To accomodate these requests I have composed a little
file which is attached to this email; it is named
"cooper.zip". If you don't have unzipper software,
I am very sorry. If your email software mangles the
attachment and you can't read the zipped file, again
I am very sorry.
This file shows my historical backtest results on
the Cooper 5 day system, under the following conditions:
* Commission = ZERO dollars, round trip. This is
of course incorrect. On the other hand, I have
no idea what commissions your broker charges,
for the particular types of orders the Cooper
system generates. (No they aren't the simple
at-the-market orders that Joe's Brokerage charges
$5.00 to execute).
* Bid-Ask spread causing "adverse execution" (also
known as "slippage") equals ZERO points per share.
This is of course incorrect. Cooper makes a guess
and says 1/8th of a point on entry, and another
1/8th of a point on exit. Go ahead and suck my
data into a spreadsheet, then adjust the prices by
whatever slippage you feel is proper.
* Absolutely NO position sizing is assumed. The
backtest results show the system's buy price and
sell price (including actual price gaps etc) PER SHARE.
* System is unmodified Cooper algorithm from his book
5 Day Momentum Method. This includes "market on close"
orders which not all stock brokers will accept.
No profit targets or trailing stops or breakeven exits
or other enhancements are used.
* Prices are reported in points and 16ths of a point.
"xxx-yy" means xxx + (yy/16). Since the system only
trades stocks whose price exceeds 40, sixteenths
are the finest increment of price for these stocks.
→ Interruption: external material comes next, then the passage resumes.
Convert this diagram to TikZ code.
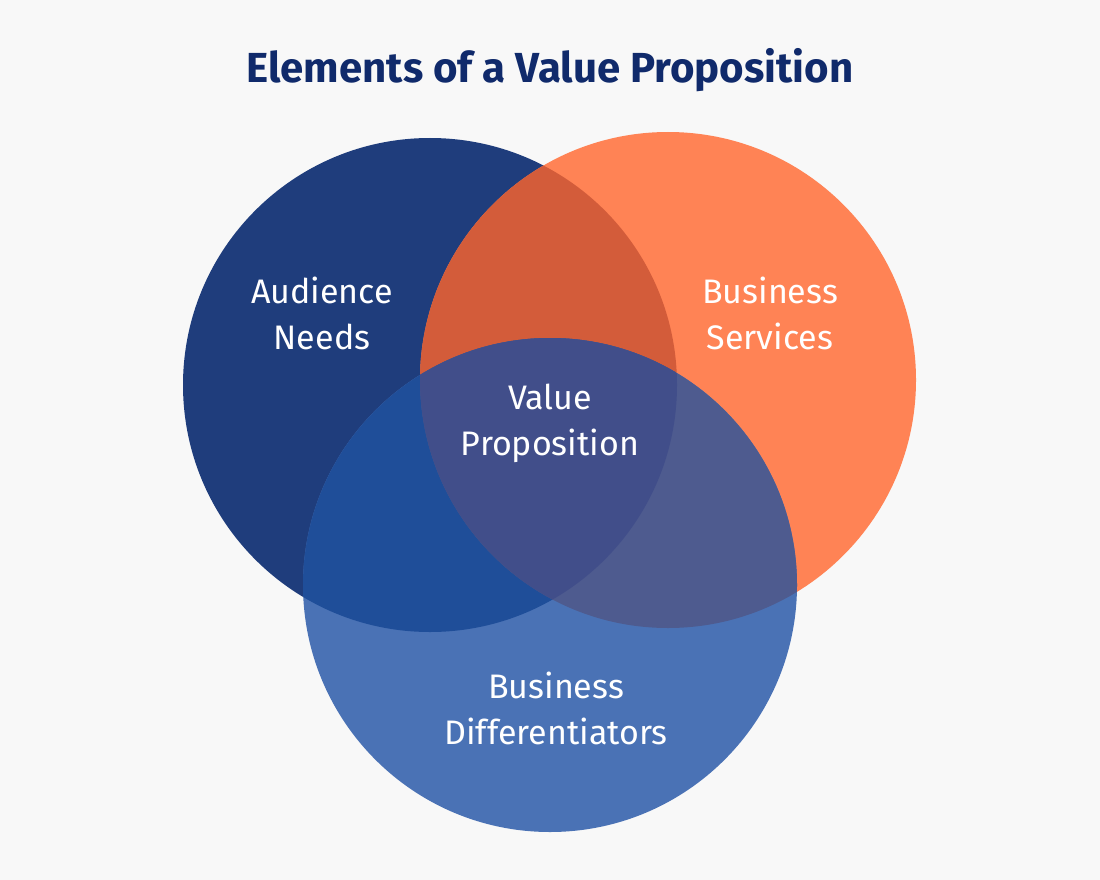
\documentclass[tikz,border=0pt]{standalone}
\usepackage{fontspec}
\setmainfont{Fira Sans}
\definecolor{bg}{HTML}{F8F8F8}
\definecolor{navy}{HTML}{1F3D7C}
\definecolor{orng}{HTML}{FF8355}
\definecolor{lblue}{HTML}{4A72B5}
\definecolor{lr}{HTML}{D35C3A}
\definecolor{lb}{HTML}{1F4E99}
\definecolor{rb}{HTML}{4E5B8F}
\definecolor{ctr}{HTML}{414E8A}
\definecolor{ttl}{HTML}{102A6B}
\begin{document}
\begin{tikzpicture}[x=1pt,y=-1pt,
  lbl/.style={text=white,font=\fontsize{34}{46}\selectfont,align=center}]
\fill[bg] (0,0) rectangle (1100,880);
\useasboundingbox (0,0) rectangle (1100,880);
\def\L{(430,385) circle (247)}
\def\R{(668,380) circle (248)}
\def\B{(550,585) circle (247)}
\fill[navy] \L;
\fill[orng] \R;
\fill[lblue] \B;
\begin{scope}\clip \L; \fill[lr] \R; \fill[lb] \B;\end{scope}
\begin{scope}\clip \R; \fill[rb] \B;\end{scope}
\begin{scope}\clip \L; \clip \R; \fill[ctr] \B;\end{scope}
\node[text=ttl,font=\fontsize{42}{50}\bfseries\selectfont] (t) at (550,70) {Elements of a Value Proposition};
\node[lbl] (a) at (322,313) {Audience\\Needs};
\node[lbl] (s) at (770,313) {Business\\Services};
\node[lbl] (v) at (550,423) {Value\\Proposition};
\node[lbl] (d) at (556,708) {Business\\Differentiators};
\end{tikzpicture}
\end{document}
* This backtest was run on only 71 stocks, not on the
full universe of >20,000 different stocks. These 71
are the ones that I, in my ignorance, feel are among
the most promising candidates for Cooper 5 day system
trading. But hey: I COULD BE WRONG. Don't trust me,
do you own tests, examine your own results, use your
own brain and experience and intuition.
Here is an example line from the backtest results file:
19990223 S RMBS @ 76-07 EXIT 19990301 @ 71-11
It says that on 23 February 1999, the system went short ("S")
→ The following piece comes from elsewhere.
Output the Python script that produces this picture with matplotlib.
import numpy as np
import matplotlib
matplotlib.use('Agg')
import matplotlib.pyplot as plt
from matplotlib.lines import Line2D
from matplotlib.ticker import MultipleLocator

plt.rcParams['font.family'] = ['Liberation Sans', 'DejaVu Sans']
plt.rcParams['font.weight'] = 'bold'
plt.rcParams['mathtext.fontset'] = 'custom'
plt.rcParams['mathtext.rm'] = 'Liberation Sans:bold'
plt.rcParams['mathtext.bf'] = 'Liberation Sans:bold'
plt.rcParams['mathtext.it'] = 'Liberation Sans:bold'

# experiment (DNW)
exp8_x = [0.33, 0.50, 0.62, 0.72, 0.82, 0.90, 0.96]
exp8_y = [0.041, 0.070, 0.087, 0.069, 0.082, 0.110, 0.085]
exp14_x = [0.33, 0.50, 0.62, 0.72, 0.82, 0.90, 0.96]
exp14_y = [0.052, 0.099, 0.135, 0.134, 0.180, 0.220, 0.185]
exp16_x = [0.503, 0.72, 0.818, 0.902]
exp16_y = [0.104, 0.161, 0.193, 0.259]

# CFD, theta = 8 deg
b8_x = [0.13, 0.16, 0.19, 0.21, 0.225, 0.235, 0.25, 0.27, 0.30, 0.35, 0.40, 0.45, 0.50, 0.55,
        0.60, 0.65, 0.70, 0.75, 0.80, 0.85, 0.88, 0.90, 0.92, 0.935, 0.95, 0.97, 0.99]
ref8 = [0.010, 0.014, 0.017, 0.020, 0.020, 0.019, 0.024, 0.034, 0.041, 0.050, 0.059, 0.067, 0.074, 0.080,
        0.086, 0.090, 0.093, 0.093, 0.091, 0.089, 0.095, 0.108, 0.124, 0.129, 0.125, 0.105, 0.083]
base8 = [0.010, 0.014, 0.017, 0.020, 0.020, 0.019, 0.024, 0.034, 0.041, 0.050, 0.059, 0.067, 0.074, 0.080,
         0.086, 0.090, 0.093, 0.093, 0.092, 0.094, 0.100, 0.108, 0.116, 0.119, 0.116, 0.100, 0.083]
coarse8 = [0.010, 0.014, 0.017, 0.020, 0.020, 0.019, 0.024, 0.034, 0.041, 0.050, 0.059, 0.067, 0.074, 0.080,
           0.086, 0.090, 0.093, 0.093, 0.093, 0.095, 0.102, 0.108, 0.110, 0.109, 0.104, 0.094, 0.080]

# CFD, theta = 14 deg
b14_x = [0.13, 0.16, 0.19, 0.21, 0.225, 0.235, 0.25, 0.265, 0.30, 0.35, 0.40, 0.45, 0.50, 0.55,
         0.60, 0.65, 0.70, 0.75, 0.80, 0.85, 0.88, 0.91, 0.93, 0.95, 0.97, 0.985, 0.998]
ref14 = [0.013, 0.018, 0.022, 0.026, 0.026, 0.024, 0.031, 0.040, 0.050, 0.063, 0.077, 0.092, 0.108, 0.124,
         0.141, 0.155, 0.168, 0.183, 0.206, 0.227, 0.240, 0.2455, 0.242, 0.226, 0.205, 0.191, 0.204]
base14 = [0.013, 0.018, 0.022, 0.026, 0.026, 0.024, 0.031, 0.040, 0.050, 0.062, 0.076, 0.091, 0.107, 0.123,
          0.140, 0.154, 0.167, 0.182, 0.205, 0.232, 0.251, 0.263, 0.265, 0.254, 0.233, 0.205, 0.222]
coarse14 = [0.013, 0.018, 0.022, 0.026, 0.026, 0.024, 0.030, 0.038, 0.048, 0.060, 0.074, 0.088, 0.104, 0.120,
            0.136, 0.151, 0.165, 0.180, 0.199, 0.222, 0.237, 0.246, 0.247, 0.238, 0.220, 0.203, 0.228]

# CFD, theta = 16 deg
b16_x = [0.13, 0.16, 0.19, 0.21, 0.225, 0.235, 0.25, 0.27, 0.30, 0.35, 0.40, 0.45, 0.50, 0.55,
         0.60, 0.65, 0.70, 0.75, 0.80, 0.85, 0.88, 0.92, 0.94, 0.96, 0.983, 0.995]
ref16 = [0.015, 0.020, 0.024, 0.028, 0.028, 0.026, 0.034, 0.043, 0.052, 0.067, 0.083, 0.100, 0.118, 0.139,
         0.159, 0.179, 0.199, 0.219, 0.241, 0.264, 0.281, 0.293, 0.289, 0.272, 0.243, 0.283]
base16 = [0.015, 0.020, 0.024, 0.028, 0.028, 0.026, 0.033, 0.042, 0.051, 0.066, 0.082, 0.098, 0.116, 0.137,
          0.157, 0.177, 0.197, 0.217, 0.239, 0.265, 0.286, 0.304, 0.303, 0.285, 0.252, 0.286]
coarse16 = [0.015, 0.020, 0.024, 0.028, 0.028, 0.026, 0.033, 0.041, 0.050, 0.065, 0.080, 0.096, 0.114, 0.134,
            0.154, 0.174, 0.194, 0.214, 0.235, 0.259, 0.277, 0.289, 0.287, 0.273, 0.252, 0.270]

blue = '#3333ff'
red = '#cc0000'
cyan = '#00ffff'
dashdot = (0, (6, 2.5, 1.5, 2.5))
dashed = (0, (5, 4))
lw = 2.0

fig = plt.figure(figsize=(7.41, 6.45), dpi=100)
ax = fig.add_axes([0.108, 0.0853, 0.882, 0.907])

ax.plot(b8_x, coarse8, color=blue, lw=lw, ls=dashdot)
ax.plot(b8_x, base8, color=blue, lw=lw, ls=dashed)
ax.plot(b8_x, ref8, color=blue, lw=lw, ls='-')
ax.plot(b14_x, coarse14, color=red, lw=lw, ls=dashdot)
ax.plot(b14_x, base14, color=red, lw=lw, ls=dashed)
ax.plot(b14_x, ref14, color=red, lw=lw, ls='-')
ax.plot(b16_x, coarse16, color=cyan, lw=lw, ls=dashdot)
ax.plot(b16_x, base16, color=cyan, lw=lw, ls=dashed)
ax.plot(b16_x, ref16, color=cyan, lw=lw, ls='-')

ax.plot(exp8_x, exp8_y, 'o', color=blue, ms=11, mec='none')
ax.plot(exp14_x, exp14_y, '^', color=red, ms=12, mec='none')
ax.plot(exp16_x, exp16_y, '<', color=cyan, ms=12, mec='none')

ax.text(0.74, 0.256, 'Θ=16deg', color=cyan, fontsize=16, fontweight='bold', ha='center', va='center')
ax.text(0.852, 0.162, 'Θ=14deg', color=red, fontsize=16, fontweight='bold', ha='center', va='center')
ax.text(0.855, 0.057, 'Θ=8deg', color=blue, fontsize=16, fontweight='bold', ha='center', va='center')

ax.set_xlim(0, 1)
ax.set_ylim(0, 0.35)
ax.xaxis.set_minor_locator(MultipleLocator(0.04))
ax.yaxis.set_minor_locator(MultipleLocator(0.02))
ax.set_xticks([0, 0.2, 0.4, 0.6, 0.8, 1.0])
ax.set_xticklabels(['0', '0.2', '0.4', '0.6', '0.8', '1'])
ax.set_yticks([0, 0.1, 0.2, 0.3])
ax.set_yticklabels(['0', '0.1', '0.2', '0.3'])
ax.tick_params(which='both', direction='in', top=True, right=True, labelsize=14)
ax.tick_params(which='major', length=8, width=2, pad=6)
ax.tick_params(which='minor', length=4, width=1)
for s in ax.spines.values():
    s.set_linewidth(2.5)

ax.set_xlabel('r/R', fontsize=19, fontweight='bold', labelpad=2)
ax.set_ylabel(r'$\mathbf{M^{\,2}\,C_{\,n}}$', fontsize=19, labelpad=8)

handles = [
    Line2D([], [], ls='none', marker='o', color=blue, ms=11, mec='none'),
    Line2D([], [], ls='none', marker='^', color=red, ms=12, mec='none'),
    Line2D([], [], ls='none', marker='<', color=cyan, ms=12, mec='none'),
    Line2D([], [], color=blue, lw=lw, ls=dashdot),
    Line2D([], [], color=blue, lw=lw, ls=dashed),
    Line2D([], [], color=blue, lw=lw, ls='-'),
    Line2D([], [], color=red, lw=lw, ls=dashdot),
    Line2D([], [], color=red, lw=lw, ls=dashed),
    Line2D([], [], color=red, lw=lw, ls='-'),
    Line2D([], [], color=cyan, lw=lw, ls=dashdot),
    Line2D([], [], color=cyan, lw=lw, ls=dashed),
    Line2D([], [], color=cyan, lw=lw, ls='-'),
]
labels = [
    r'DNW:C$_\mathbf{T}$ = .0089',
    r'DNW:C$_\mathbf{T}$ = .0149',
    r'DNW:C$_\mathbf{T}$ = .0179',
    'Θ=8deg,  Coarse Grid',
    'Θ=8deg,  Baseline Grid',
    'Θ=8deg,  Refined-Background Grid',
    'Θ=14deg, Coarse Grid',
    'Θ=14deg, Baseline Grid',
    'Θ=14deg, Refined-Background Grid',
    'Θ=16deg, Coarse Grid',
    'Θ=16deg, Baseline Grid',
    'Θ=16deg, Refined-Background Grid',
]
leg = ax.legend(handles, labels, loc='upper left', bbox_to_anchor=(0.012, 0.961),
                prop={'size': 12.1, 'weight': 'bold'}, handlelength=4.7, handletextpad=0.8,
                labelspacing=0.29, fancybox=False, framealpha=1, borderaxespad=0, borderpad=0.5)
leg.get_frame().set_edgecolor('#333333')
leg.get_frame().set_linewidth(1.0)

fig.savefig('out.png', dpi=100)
on the stock of Rambus Inc. ("RMBS") at a price of 76 and
7/16ths. After 5 market days, the system exited this short
position (on 01 March 1999), at a price of 71 and 11/16ths.
With this information it is easy to calculate that the gross
profit on this short trade was therefore 4 and 3/4 points
per share. {math: 76.4375 minus 71.6875 equals 4.75}
This is a profit of 6.21 percent in five days if you are
unleveraged (neglecting commissions and slippage!), or a profit
of 9.32 percent in five days if you use 50% leverage.
Of course this trade happens to be a winner; as you
will see when you peruse the backtest results, there are
losers too :-).
I hope you enjoyed reading this.
Attachment Converted: "c:\eudora\attach\cooper.zip"
--
Mark Johnson Silicon Valley, California mark@xxxxxxxxxxxx
"... The world will little note, nor long remember, what we
say here..." -Abraham Lincoln, "The Gettysburg Address"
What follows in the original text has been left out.